Luxury Market Continues to Lead

The luxury market remains the strongest segment throughout the Tri-Valley.

Higher-income buyers continue to be far less impacted by mortgage rates, allowing many luxury properties to sell in relatively short periods of time when priced appropriately. This trend has remained remarkably consistent despite changing economic conditions throughout the year.


Summer Market Outlook

Looking ahead, I expect current market conditions to remain relatively stable throughout the remainder of the summer and into early fall.

Inventory levels have likely reached their seasonal plateau, while buyer activity should remain steady but subdued in the lower and middle price ranges unless mortgage rates decline significantly.

Although oil prices have improved, inflation remains the primary factor influencing interest rates. Until inflation shows sustained improvement, mortgage rates are likely to remain elevated, limiting affordability and keeping overall market activity below the pace typically seen during stronger housing cycles.


Why This Matters for Sellers

Today's market requires realistic pricing and thoughtful preparation.

Well-presented homes continue to attract buyers, while homes needing updates are taking longer to sell unless priced aggressively enough to offset anticipated renovation costs.

As buyers become increasingly selective, proper pricing has become one of the most important factors determining how quickly a home sells.


What This Means for Sellers

Advantages

  • Inventory growth appears to have stabilized.
  • Properly prepared homes continue to attract qualified buyers.
  • Luxury properties remain in strong demand.
  • Sellers face less new competition than earlier this spring.

Challenges

  • Buyers are becoming increasingly price sensitive.
  • Marketing times have increased across all Tri-Valley cities.
  • Homes needing updating require more aggressive pricing.

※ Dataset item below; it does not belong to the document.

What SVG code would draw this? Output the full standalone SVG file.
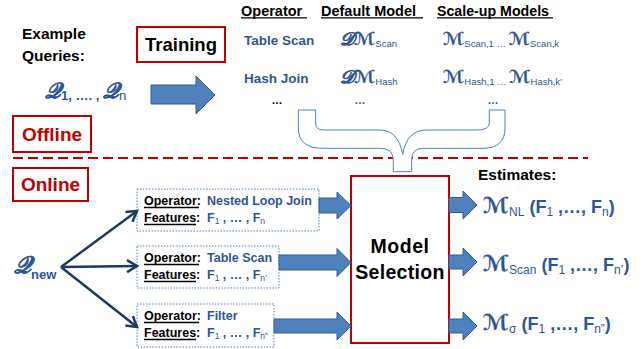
<svg xmlns="http://www.w3.org/2000/svg" width="644" height="349" viewBox="0 0 644 349">
<defs>
<style>
.t{font-family:"Liberation Sans",Arial,sans-serif;font-weight:bold}
.k{fill:#000}
.u{fill:#2F5597}
.r{fill:#C00000}
.s{font-family:"DejaVu Serif","DejaVu Sans","Noto Sans",serif;font-style:italic;font-weight:bold;fill:#2F5597;stroke:#2F5597;stroke-width:0.2}
.sub{font-weight:normal}
.blk{fill:#4F81BD;stroke:#385D8A;stroke-width:1}
.dot{fill:#fff;stroke:#4F81BD;stroke-width:1;stroke-dasharray:1.5 1.5}
.redbox{fill:#fff;stroke:#C00000;stroke-width:2}
.ul{stroke:#000;stroke-width:1.3}
.nav{stroke:#1F3864;stroke-width:2.5;fill:none}
</style>
<marker id="ah" markerUnits="userSpaceOnUse" markerWidth="16" markerHeight="16" refX="11" refY="7" orient="auto">
<path d="M1,1 L11,7 L1,13" fill="none" stroke="#1F3864" stroke-width="2.5"/>
</marker>
</defs>

<line x1="13" y1="158" x2="588" y2="158" stroke="#C00000" stroke-width="2" stroke-dasharray="10 5"/>

<g id="example-queries">
<text class="t k" x="22" y="39" font-size="15.5">Example</text>
<text class="t k" x="22" y="61" font-size="15.5">Queries:</text>
<text x="45" y="98"><tspan class="s" font-size="22">𝒬</tspan><tspan class="t u" font-size="13" dy="2">1, …. , </tspan><tspan class="s" font-size="22" dy="-2">𝒬</tspan><tspan class="t u sub" font-size="13" dy="2">n</tspan></text>
</g>

<g id="training">
<rect class="redbox" x="137" y="27" width="88" height="35"/>
<text class="t k" x="181" y="51" font-size="18.5" text-anchor="middle">Training</text>
</g>

<g id="offline">
<rect class="redbox" x="13" y="116" width="78" height="36"/>
<text class="t r" x="52" y="141" font-size="19" text-anchor="middle">Offline</text>
</g>

<g id="online">
<rect class="redbox" x="13" y="168" width="75" height="33"/>
<text class="t r" x="50.5" y="191" font-size="19" text-anchor="middle">Online</text>
</g>

<g id="model-table">
<text class="t k" x="241" y="15.5" font-size="14.5">Operator</text>
<line class="ul" x1="241" y1="17.8" x2="307" y2="17.8"/>
<text class="t k" x="321" y="15.5" font-size="14.5">Default Model</text>
<line class="ul" x1="321" y1="17.8" x2="423" y2="17.8"/>
<text class="t k" x="437" y="15.5" font-size="14.5" textLength="112" lengthAdjust="spacingAndGlyphs">Scale-up Models</text>
<line class="ul" x1="437" y1="17.8" x2="553" y2="17.8"/>

<text class="t u" x="244" y="45" font-size="13.5">Table Scan</text>
<text class="t u" x="244" y="83" font-size="13.5">Hash Join</text>
<text class="t k" x="277" y="104" font-size="11" text-anchor="middle">…</text>

<text x="340" y="45"><tspan class="s" font-size="18">𝒟ℳ</tspan><tspan class="t u sub" font-size="9.5" dy="2">Scan</tspan></text>
<text x="340" y="83"><tspan class="s" font-size="18">𝒟ℳ</tspan><tspan class="t u sub" font-size="9.5" dy="2">Hash</tspan></text>
<text class="t u" x="360" y="104" font-size="11" text-anchor="middle">…</text>

<text x="443" y="45"><tspan class="s" font-size="18">ℳ</tspan><tspan class="t u sub" font-size="9.5" dy="2">Scan,1 … </tspan><tspan class="s" font-size="18" dy="-2">ℳ</tspan><tspan class="t u sub" font-size="9.5" dy="2">Scan,k</tspan></text>
<text x="443" y="83"><tspan class="s" font-size="18">ℳ</tspan><tspan class="t u sub" font-size="9.5" dy="2">Hash,1 … </tspan><tspan class="s" font-size="18" dy="-2">ℳ</tspan><tspan class="t u sub" font-size="9.5" dy="2">Hash,k’</tspan></text>
<text class="t u" x="493" y="104" font-size="11" text-anchor="middle">…</text>
</g>

<g id="brace">
<path d="M298.3,110 L315.7,110 L315.7,123 Q315.7,130 323,130 L380,130 Q398,130 402.7,154.3 Q407,130 426.7,130 L476.7,130 Q489.3,130 489.3,123 L489.3,110 L505,110 L505,128 Q505,148.3 483,148.3 L423,148.3 Q411.7,148.3 411.7,160 L411.7,171.7 L393.3,171.7 L393.3,160 Q393.3,148.3 380,148.3 L323,148.3 Q298.3,148.3 298.3,128 Z" fill="#fff" stroke="#4F81BD" stroke-width="1"/>
</g>

<g id="q-new">
<text x="14" y="273"><tspan class="s" font-size="24">𝒬</tspan><tspan class="t u" font-size="13" dy="6">new</tspan></text>
</g>

<g id="op-nlj">
<rect class="dot" x="137" y="189" width="182" height="42"/>
<text class="t k" x="144" y="205" font-size="12.5">Operator:</text>
<line class="ul" x1="144" y1="207.5" x2="199" y2="207.5"/>
<text class="t u" x="207" y="205" font-size="12.5">Nested Loop Join</text>
<text class="t k" x="144" y="222" font-size="12.5">Features:</text>
<line class="ul" x1="144" y1="224.5" x2="196" y2="224.5"/>
<text x="207" y="222"><tspan class="t u" font-size="12.5">F</tspan><tspan class="t u sub" font-size="8.5" dy="2">1</tspan><tspan class="t u" font-size="12.5" dy="-2"> , … , F</tspan><tspan class="t u sub" font-size="8.5" dy="2">n</tspan></text>
</g>

<g id="op-scan">
<rect class="dot" x="137" y="246" width="142" height="42"/>
<text class="t k" x="144" y="262" font-size="12.5">Operator:</text>
<line class="ul" x1="144" y1="264.5" x2="199" y2="264.5"/>
<text class="t u" x="207" y="262" font-size="12.5">Table Scan</text>
<text class="t k" x="144" y="279" font-size="12.5">Features:</text>
<line class="ul" x1="144" y1="281.5" x2="196" y2="281.5"/>
<text x="207" y="279"><tspan class="t u" font-size="12.5">F</tspan><tspan class="t u sub" font-size="8.5" dy="2">1</tspan><tspan class="t u" font-size="12.5" dy="-2"> , … , F</tspan><tspan class="t u sub" font-size="8.5" dy="2">n’</tspan></text>
</g>

<g id="op-filter">
<rect class="dot" x="137" y="304" width="137" height="43"/>
<text class="t k" x="144" y="320" font-size="12.5">Operator:</text>
<line class="ul" x1="144" y1="322.5" x2="199" y2="322.5"/>
<text class="t u" x="207" y="320" font-size="12.5">Filter</text>
<text class="t k" x="144" y="337" font-size="12.5">Features:</text>
<line class="ul" x1="144" y1="339.5" x2="196" y2="339.5"/>
<text x="207" y="337"><tspan class="t u" font-size="12.5">F</tspan><tspan class="t u sub" font-size="8.5" dy="2">1</tspan><tspan class="t u" font-size="12.5" dy="-2"> , … , F</tspan><tspan class="t u sub" font-size="8.5" dy="2">n”</tspan></text>
</g>

<g id="model-selection">
<rect class="redbox" x="351" y="176" width="98" height="167"/>
<text class="t k" x="400" y="253" font-size="19.5" text-anchor="middle" letter-spacing="0.5">Model</text>
<text class="t k" x="400" y="279" font-size="19.5" text-anchor="middle" letter-spacing="0.3">Selection</text>
</g>

<g id="estimates">
<text class="t k" x="478" y="180" font-size="15.5">Estimates:</text>
<text x="483" y="213"><tspan class="s" font-size="22">ℳ</tspan><tspan class="t u sub" font-size="12" dy="3">NL</tspan><tspan class="t u" font-size="18" dy="-3"> (F</tspan><tspan class="t u sub" font-size="12" dy="3">1</tspan><tspan class="t u" font-size="18" dy="-3"> ,…, F</tspan><tspan class="t u sub" font-size="12" dy="3">n</tspan><tspan class="t u" font-size="18" dy="-3">)</tspan></text>
<text x="483" y="271"><tspan class="s" font-size="22">ℳ</tspan><tspan class="t u sub" font-size="12" dy="3">Scan</tspan><tspan class="t u" font-size="18" dy="-3"> (F</tspan><tspan class="t u sub" font-size="12" dy="3">1</tspan><tspan class="t u" font-size="18" dy="-3"> ,…, F</tspan><tspan class="t u sub" font-size="12" dy="3">n’</tspan><tspan class="t u" font-size="18" dy="-3">)</tspan></text>
<text x="483" y="330"><tspan class="s" font-size="22">ℳ</tspan><tspan class="t u sub" font-size="12" dy="3">σ</tspan><tspan class="t u" font-size="18" dy="-3"> (F</tspan><tspan class="t u sub" font-size="12" dy="3">1</tspan><tspan class="t u" font-size="18" dy="-3"> ,…, F</tspan><tspan class="t u sub" font-size="12" dy="3">n”</tspan><tspan class="t u" font-size="18" dy="-3">)</tspan></text>
</g>

<g id="connectors">
<polygon class="blk" points="151,85 196,85 196,76 215,95 196,114 196,104 151,104"/>
<line class="nav" x1="61" y1="267" x2="137" y2="211" marker-end="url(#ah)"/>
<line class="nav" x1="61" y1="267" x2="137" y2="266" marker-end="url(#ah)"/>
<line class="nav" x1="61" y1="267" x2="137" y2="327" marker-end="url(#ah)"/>
<polygon class="blk" points="319,198 337,198 337,192 351,205.5 337,219 337,213 319,213"/>
<polygon class="blk" points="279,255 337,255 337,248.5 351,262.5 337,276.5 337,270 279,270"/>
<polygon class="blk" points="274,319 337,319 337,312 351,326 337,340 337,333 274,333"/>
<polygon class="blk" points="449,197.5 463,197.5 463,191 477,205 463,219 463,212.5 449,212.5"/>
<polygon class="blk" points="449,255 463,255 463,248 477,262 463,276 463,269 449,269"/>
<polygon class="blk" points="449,319 463,319 463,312 477,326 463,340 463,333 449,333"/>
</g>
</svg>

What This Means for Buyers

Advantages

  • Inventory remains healthy, providing more choices than earlier this year.
  • Mortgage rates have improved modestly from recent highs.
  • Buyers have more negotiating opportunities on homes needing updates.

Challenges

  • Financing costs remain elevated.
  • Entry-level affordability continues to be challenging.
  • Inflation uncertainty could keep mortgage rates elevated for longer than previously expected.

Frequently Asked Questions

Will mortgage rates continue to improve?

While rates have eased modestly from recent highs, future movement will largely depend on inflation data. Many economists now believe any Federal Reserve rate cuts this year are unlikely.

Why are homes taking longer to sell?

Higher borrowing costs have reduced affordability, causing buyers to be more selective and deliberate when making purchasing decisions.

Why are condos and townhomes slower than single-family homes?

These buyers are generally more dependent on financing and therefore more sensitive to elevated mortgage rates.

Will inventory continue increasing?

Probably not. Inventory appears to be entering its typical summer plateau and should remain relatively stable before gradually declining in early fall.


Market Forecast: Next 90 Days

July 2026

Inventory: Stable

Rates: Slight volatility, but generally elevated

Buyer activity: Moderate

Competition: Balanced

August 2026

Inventory: Stable

Rates: Dependent on inflation

Buyer activity: Similar to July

Competition: Moderate

September 2026

Inventory: Beginning seasonal decline

Rates: Inflation dependent

Buyer activity: Improving modestly if rates ease

Competition: Stable


Local Market Summary

As of June 2026, the Tri-Valley housing market has entered a more balanced summer pattern. Inventory levels have largely stabilized after several months of growth, while average marketing times have increased throughout the region. Elevated mortgage rates continue to suppress activity in the lower and middle price ranges, particularly for condominiums and townhomes, while the luxury market remains comparatively healthy. Unless inflation improves enough to allow mortgage rates to move lower, current market conditions are expected to persist through the remainder of the summer and into early fall.